Initially the rooms might be caves where the air is brought in manually (tentacually?), but the next step will be artificial structures just below the surface with transparent plastic sheet roofs and sea weed to produce oxygen bubbles.

I would imagine the Octopi would drape themselves in kelp to keep their skin moist and oxygenated and use one tentacle to hold a plastic bag over their gill openings, allowing them to stay in the dry room for up to an hour or so. The same strategy would allow them limited exploration of the land.

Plastic bags and sheets would be highly valuable and finding more of them a major driver to explore the land further.

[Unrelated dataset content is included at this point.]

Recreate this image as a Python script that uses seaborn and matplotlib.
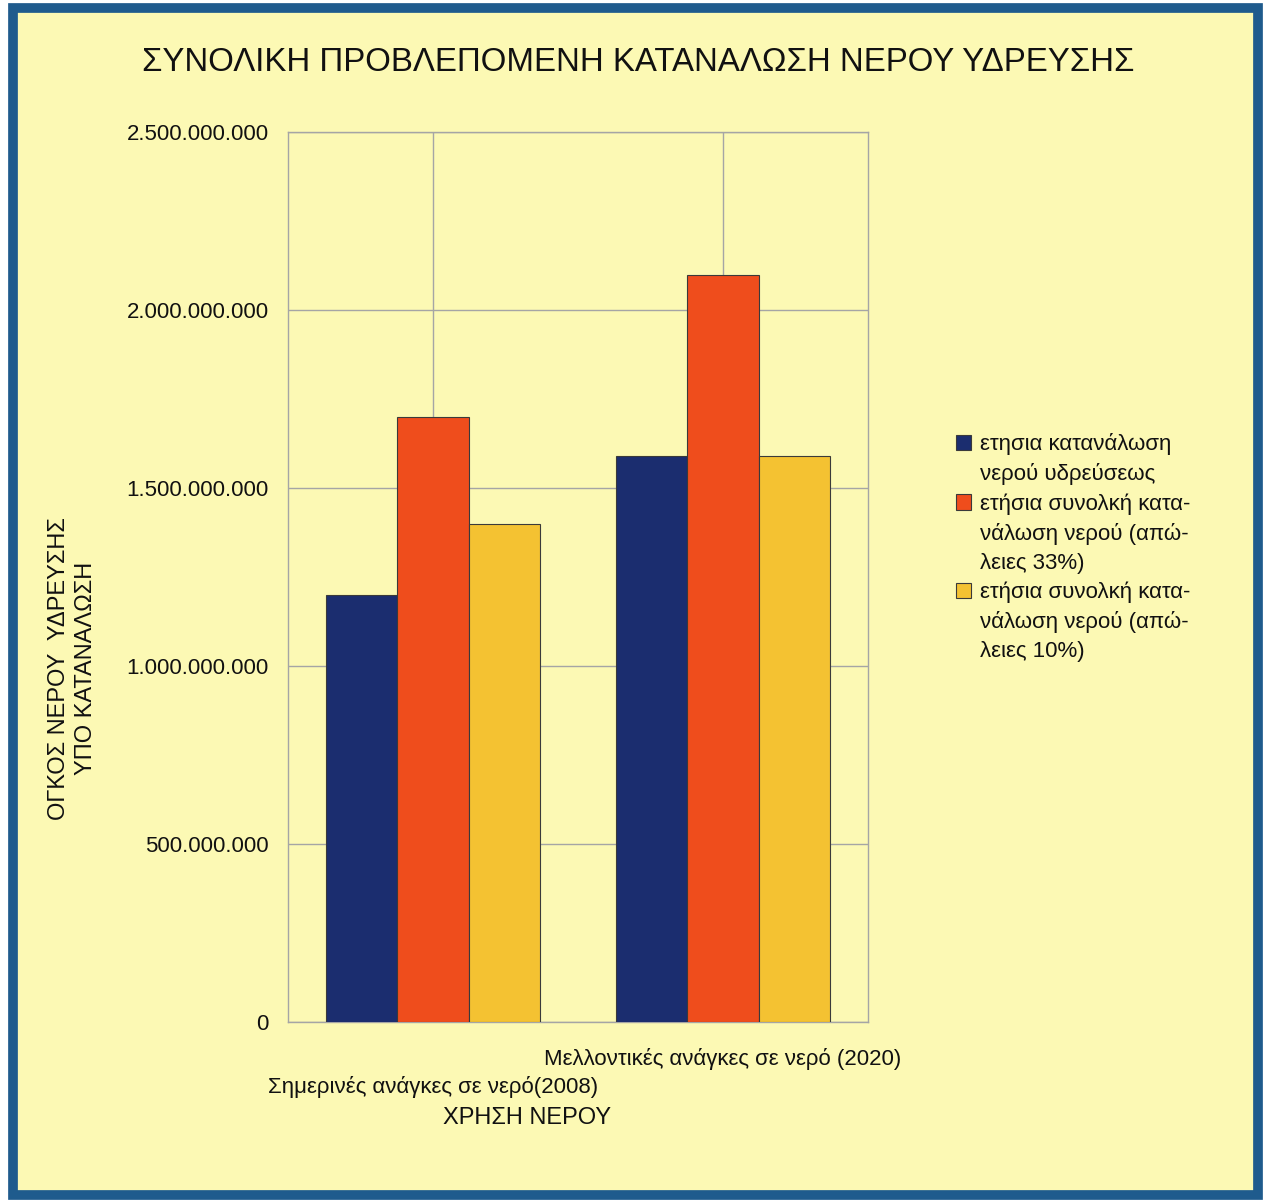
import pandas as pd
import numpy as np
import matplotlib.pyplot as plt
import seaborn as sns
from matplotlib.patches import Rectangle
from matplotlib.ticker import FuncFormatter

categories = ["Σημερινές ανάγκες σε νερό(2008)",
              "Μελλοντικές ανάγκες σε νερό (2020)"]
series = ["ετησια κατανάλωση\nνερού υδρεύσεως",
          "ετήσια συνολκή κατα-\nνάλωση νερού (απώ-\nλειες 33%)",
          "ετήσια συνολκή κατα-\nνάλωση νερού (απώ-\nλειες 10%)"]
current_2008 = [1200000000, 1700000000, 1400000000]
future_2020 = [1590000000, 2100000000, 1590000000]
colors = ["#1b2d6f", "#ef4d1c", "#f4c232"]
yticks = [0, 500000000, 1000000000, 1500000000, 2000000000, 2500000000]

df = pd.DataFrame({
    "category": [categories[0]] * 3 + [categories[1]] * 3,
    "series": series + series,
    "value": current_2008 + future_2020,
})

sns.set_style("white")
plt.rcParams['font.family'] = ['Liberation Sans', 'DejaVu Sans']
bg = "#fcf9b4"

fig = plt.figure(figsize=(12.63, 12.02), dpi=100, facecolor="white")
# blue frame around the whole chart
fig.patches.append(Rectangle((0.0105, 0.006), 0.9855, 0.9875, transform=fig.transFigure,
                             facecolor=bg, edgecolor="#1f5b8d", linewidth=7, zorder=-10))

ax = fig.add_axes([0.228, 0.150, 0.459, 0.740])
ax.set_facecolor(bg)

sns.barplot(data=df, x="category", y="value", hue="series", hue_order=series,
            palette=colors, saturation=1, width=0.74, edgecolor="#3a3a3a", linewidth=0.8,
            ax=ax, zorder=3)

ax.set_xlim(-0.5, 1.5)
ax.set_ylim(0, 2500000000)
ax.set_yticks(yticks)
ax.yaxis.set_major_formatter(FuncFormatter(lambda v, p: f"{int(v):,}".replace(",", ".")))
ax.set_xticks([0, 1])
ax.set_xticklabels(categories)
ax.tick_params(axis="y", labelsize=16, length=7, color="#999999", pad=7, labelcolor="#111111")
ax.tick_params(axis="x", labelsize=16, length=7, color="#999999", labelcolor="#111111")
# staggered category labels
xt = ax.xaxis.get_major_ticks()
xt[0].set_pad(32)
xt[1].set_pad(12)

ax.grid(True, color="#a5a5a5", linewidth=1)
ax.set_axisbelow(True)
for s in ax.spines.values():
    s.set_color("#a5a5a5")
    s.set_linewidth(1)

ax.set_xlabel("")
ax.set_ylabel("")

fig.text(0.505, 0.948, "ΣΥΝΟΛΙΚΗ ΠΡΟΒΛΕΠΟΜΕΝΗ ΚΑΤΑΝΑΛΩΣΗ ΝΕΡΟΥ ΥΔΡΕΥΣΗΣ",
         ha="center", va="center", fontsize=23.8, color="#111111")
fig.text(0.0575, 0.444, "ΟΓΚΟΣ ΝΕΡΟΥ  ΥΔΡΕΥΣΗΣ\nΥΠΟ ΚΑΤΑΝΑΛΩΣΗ", rotation=90,
         ha="center", va="center", fontsize=17, multialignment="center",
         linespacing=1.25, color="#111111")
fig.text(0.417, 0.0695, "ΧΡΗΣΗ ΝΕΡΟΥ", ha="center", va="center", fontsize=17,
         color="#111111")

# legend: one row per text line, square only on the first line of each entry
handles, labels = ax.get_legend_handles_labels()
ax.get_legend().remove()
leg_handles, leg_labels = [], []
for h, lab in zip(handles, labels):
    for i, line in enumerate(lab.split("\n")):
        if i == 0:
            leg_handles.append(h)
        else:
            leg_handles.append(Rectangle((0, 0), 1, 1, facecolor="none", edgecolor="none"))
        leg_labels.append(line)
fig.legend(leg_handles, leg_labels, loc="upper left", bbox_to_anchor=(0.741, 0.656),
           frameon=False, fontsize=16, handlelength=0.7, handleheight=0.7,
           handletextpad=0.4, labelspacing=0.36, labelcolor="#111111")

fig.savefig("out.png", dpi=100, facecolor="white")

On land, they would eventually encounter handy deposits of gold, titanium and other long lasting metals left behind by humanity. While it's unlikely they would do more than hammer them into shape, it would still allow for new tools.

As said in the other answers, they are much more likely to develop biotechnology than metallurgy, using bred sea creatures for food, construction, transport, war and more.

  • Who needs a steel sword when you can ride a War Shark into battle?
  • Who needs iron farm tools or wheels set in iron bands when "farming" is as simple as putting up nets when the tide goes out?

The primary uses for fire were warmth, light in the darkness and to make tough food more digestible. The Cephalopods don't need it for any of that. They are comfortable at seawater temperatures, can see very well or even make their own light and eat sushi all day every day.

Until the industrial revolution, iron was mostly useful for those purposes: enabling farming and warfare. At that point, steel's resistance to heat and pressure enabled humans to develop steam and combustion engines.